[Job] Repeat, exactly and completely, the material that follows. Omit the pictures.
-- START Information shown --
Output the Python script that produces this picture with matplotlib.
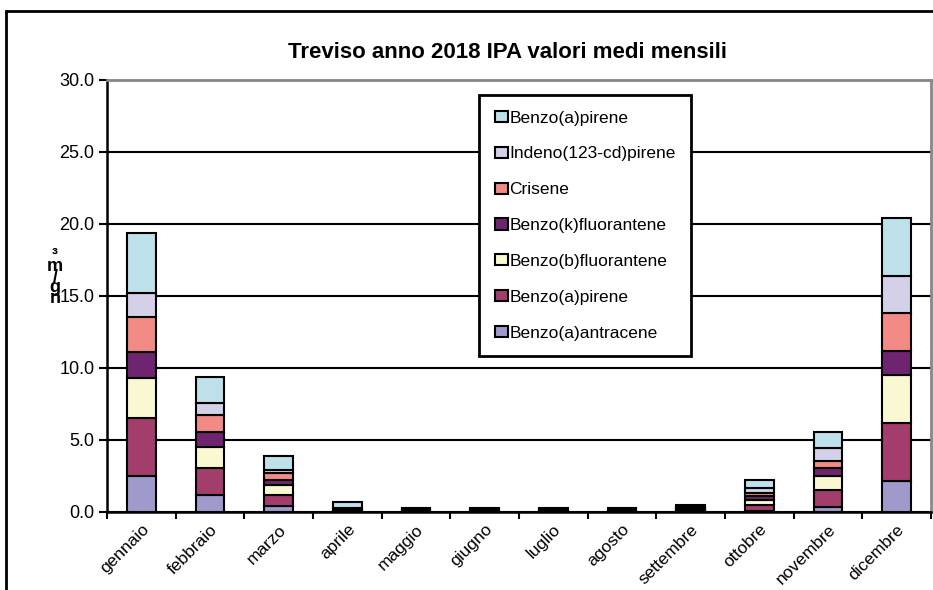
import matplotlib.pyplot as plt
from matplotlib.patches import Rectangle, Patch
import numpy as np

plt.rcParams['font.family'] = ['Liberation Sans', 'DejaVu Sans']

mesi = ['gennaio', 'febbraio', 'marzo', 'aprile', 'maggio', 'giugno',
        'luglio', 'agosto', 'settembre', 'ottobre', 'novembre', 'dicembre']

# ng/m3, stacked bottom to top
benzo_a_antracene = [2.5, 1.18, 0.45, 0.03, 0.03, 0.03, 0.03, 0.03, 0.04, 0.1, 0.37, 2.15]
benzo_a_pirene = [4.0, 1.85, 0.7, 0.06, 0.05, 0.05, 0.04, 0.05, 0.07, 0.4, 1.16, 4.05]
benzo_b_fluorantene = [2.83, 1.5, 0.7, 0.05, 0.04, 0.04, 0.04, 0.04, 0.06, 0.35, 0.99, 3.31]
benzo_k_fluorantene = [1.8, 1.0, 0.4, 0.04, 0.03, 0.03, 0.03, 0.03, 0.04, 0.25, 0.56, 1.69]
crisene = [2.43, 1.21, 0.45, 0.05, 0.04, 0.04, 0.03, 0.04, 0.06, 0.25, 0.48, 2.6]
indeno_pirene = [1.64, 0.81, 0.25, 0.05, 0.04, 0.04, 0.03, 0.04, 0.06, 0.3, 0.86, 2.59]
benzo_a_pirene_2 = [4.2, 1.8, 0.95, 0.42, 0.07, 0.07, 0.05, 0.07, 0.15, 0.6, 1.16, 4.01]

serie = [
    ('Benzo(a)antracene', benzo_a_antracene, '#9e9acb'),
    ('Benzo(a)pirene', benzo_a_pirene, '#a33d6b'),
    ('Benzo(b)fluorantene', benzo_b_fluorantene, '#faf8d2'),
    ('Benzo(k)fluorantene', benzo_k_fluorantene, '#6f2470'),
    ('Crisene', crisene, '#f28a85'),
    ('Indeno(123-cd)pirene', indeno_pirene, '#d3d0e8'),
    ('Benzo(a)pirene', benzo_a_pirene_2, '#bee0ea'),
]

fig = plt.figure(figsize=(9.33, 5.90), dpi=100)
ax = fig.add_axes([107 / 933, 1 - 512 / 590, 824 / 933, 432 / 590])

x = np.arange(len(mesi))
bottom = np.zeros(len(mesi))
handles = []
for nome, valori, colore in serie:
    ax.bar(x, valori, width=0.42, bottom=bottom, color=colore,
           edgecolor='black', linewidth=1.5, zorder=3)
    bottom += np.array(valori)
    handles.append(Patch(facecolor=colore, edgecolor='black', linewidth=1.5, label=nome))

ax.set_xlim(-0.5, len(mesi) - 0.5)
ax.set_ylim(0, 30)
ax.set_yticks(np.arange(0, 30.1, 5))
ax.set_yticklabels([f'{v:.1f}' for v in np.arange(0, 30.1, 5)], fontsize=13)
ax.yaxis.grid(True, color='black', linewidth=1.5, zorder=1)
ax.tick_params(axis='y', direction='out', length=6, width=1.5, pad=3)

ax.set_xticks(x)
ax.set_xticklabels(mesi, rotation=45, ha='right', rotation_mode='anchor', fontsize=12.5)
ax.tick_params(axis='x', which='major', length=0, pad=7)
ax.set_xticks(np.arange(-0.5, len(mesi), 1), minor=True)
ax.tick_params(axis='x', which='minor', direction='out', length=5, width=1.5)

for lato in ['left', 'bottom']:
    ax.spines[lato].set_linewidth(1.8)
    ax.spines[lato].set_color('black')
for lato in ['top', 'right']:
    ax.spines[lato].set_linewidth(2)
    ax.spines[lato].set_color('#888888')

leg = ax.legend(handles=handles[::-1], loc='upper left',
                bbox_to_anchor=((479 - 107) / 824, (512 - 95) / 432),
                fontsize=12.5, frameon=True, fancybox=False, borderpad=0.9,
                labelspacing=1.2, handlelength=0.75, handleheight=0.6,
                handletextpad=0.1, borderaxespad=0)
leg.get_frame().set_edgecolor('black')
leg.get_frame().set_linewidth(2)
leg.get_frame().set_alpha(1)
leg.set_zorder(5)

fig.text(508 / 933, 1 - 52 / 590, 'Treviso anno 2018 IPA valori medi mensili',
         ha='center', va='center', fontsize=16, fontweight='bold')

# unit label drawn as stacked glyphs
fig.text(55 / 933, 1 - 277 / 590, '³\nm\n/\ng\nn', ha='center', va='center',
         fontsize=13, fontweight='bold', linespacing=0.52)

fig.patches.append(Rectangle((6 / 933, -0.2), 1.2, 1.2 - 11 / 590,
                             transform=fig.transFigure, fill=False,
                             edgecolor='black', linewidth=2))

fig.savefig('out.png', dpi=100)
-- END Information shown --
[Exercise output]
Output the Python script that produces this picture with matplotlib.
import matplotlib.pyplot as plt
from matplotlib.patches import Rectangle, Patch
import numpy as np

plt.rcParams['font.family'] = ['Liberation Sans', 'DejaVu Sans']

mesi = ['gennaio', 'febbraio', 'marzo', 'aprile', 'maggio', 'giugno',
        'luglio', 'agosto', 'settembre', 'ottobre', 'novembre', 'dicembre']

# ng/m3, stacked bottom to top
benzo_a_antracene = [2.5, 1.18, 0.45, 0.03, 0.03, 0.03, 0.03, 0.03, 0.04, 0.1, 0.37, 2.15]
benzo_a_pirene = [4.0, 1.85, 0.7, 0.06, 0.05, 0.05, 0.04, 0.05, 0.07, 0.4, 1.16, 4.05]
benzo_b_fluorantene = [2.83, 1.5, 0.7, 0.05, 0.04, 0.04, 0.04, 0.04, 0.06, 0.35, 0.99, 3.31]
benzo_k_fluorantene = [1.8, 1.0, 0.4, 0.04, 0.03, 0.03, 0.03, 0.03, 0.04, 0.25, 0.56, 1.69]
crisene = [2.43, 1.21, 0.45, 0.05, 0.04, 0.04, 0.03, 0.04, 0.06, 0.25, 0.48, 2.6]
indeno_pirene = [1.64, 0.81, 0.25, 0.05, 0.04, 0.04, 0.03, 0.04, 0.06, 0.3, 0.86, 2.59]
benzo_a_pirene_2 = [4.2, 1.8, 0.95, 0.42, 0.07, 0.07, 0.05, 0.07, 0.15, 0.6, 1.16, 4.01]

serie = [
    ('Benzo(a)antracene', benzo_a_antracene, '#9e9acb'),
    ('Benzo(a)pirene', benzo_a_pirene, '#a33d6b'),
    ('Benzo(b)fluorantene', benzo_b_fluorantene, '#faf8d2'),
    ('Benzo(k)fluorantene', benzo_k_fluorantene, '#6f2470'),
    ('Crisene', crisene, '#f28a85'),
    ('Indeno(123-cd)pirene', indeno_pirene, '#d3d0e8'),
    ('Benzo(a)pirene', benzo_a_pirene_2, '#bee0ea'),
]

fig = plt.figure(figsize=(9.33, 5.90), dpi=100)
ax = fig.add_axes([107 / 933, 1 - 512 / 590, 824 / 933, 432 / 590])

x = np.arange(len(mesi))
bottom = np.zeros(len(mesi))
handles = []
for nome, valori, colore in serie:
    ax.bar(x, valori, width=0.42, bottom=bottom, color=colore,
           edgecolor='black', linewidth=1.5, zorder=3)
    bottom += np.array(valori)
    handles.append(Patch(facecolor=colore, edgecolor='black', linewidth=1.5, label=nome))

ax.set_xlim(-0.5, len(mesi) - 0.5)
ax.set_ylim(0, 30)
ax.set_yticks(np.arange(0, 30.1, 5))
ax.set_yticklabels([f'{v:.1f}' for v in np.arange(0, 30.1, 5)], fontsize=13)
ax.yaxis.grid(True, color='black', linewidth=1.5, zorder=1)
ax.tick_params(axis='y', direction='out', length=6, width=1.5, pad=3)

ax.set_xticks(x)
ax.set_xticklabels(mesi, rotation=45, ha='right', rotation_mode='anchor', fontsize=12.5)
ax.tick_params(axis='x', which='major', length=0, pad=7)
ax.set_xticks(np.arange(-0.5, len(mesi), 1), minor=True)
ax.tick_params(axis='x', which='minor', direction='out', length=5, width=1.5)

for lato in ['left', 'bottom']:
    ax.spines[lato].set_linewidth(1.8)
    ax.spines[lato].set_color('black')
for lato in ['top', 'right']:
    ax.spines[lato].set_linewidth(2)
    ax.spines[lato].set_color('#888888')

leg = ax.legend(handles=handles[::-1], loc='upper left',
                bbox_to_anchor=((479 - 107) / 824, (512 - 95) / 432),
                fontsize=12.5, frameon=True, fancybox=False, borderpad=0.9,
                labelspacing=1.2, handlelength=0.75, handleheight=0.6,
                handletextpad=0.1, borderaxespad=0)
leg.get_frame().set_edgecolor('black')
leg.get_frame().set_linewidth(2)
leg.get_frame().set_alpha(1)
leg.set_zorder(5)

fig.text(508 / 933, 1 - 52 / 590, 'Treviso anno 2018 IPA valori medi mensili',
         ha='center', va='center', fontsize=16, fontweight='bold')

# unit label drawn as stacked glyphs
fig.text(55 / 933, 1 - 277 / 590, '³\nm\n/\ng\nn', ha='center', va='center',
         fontsize=13, fontweight='bold', linespacing=0.52)

fig.patches.append(Rectangle((6 / 933, -0.2), 1.2, 1.2 - 11 / 590,
                             transform=fig.transFigure, fill=False,
                             edgecolor='black', linewidth=2))

fig.savefig('out.png', dpi=100)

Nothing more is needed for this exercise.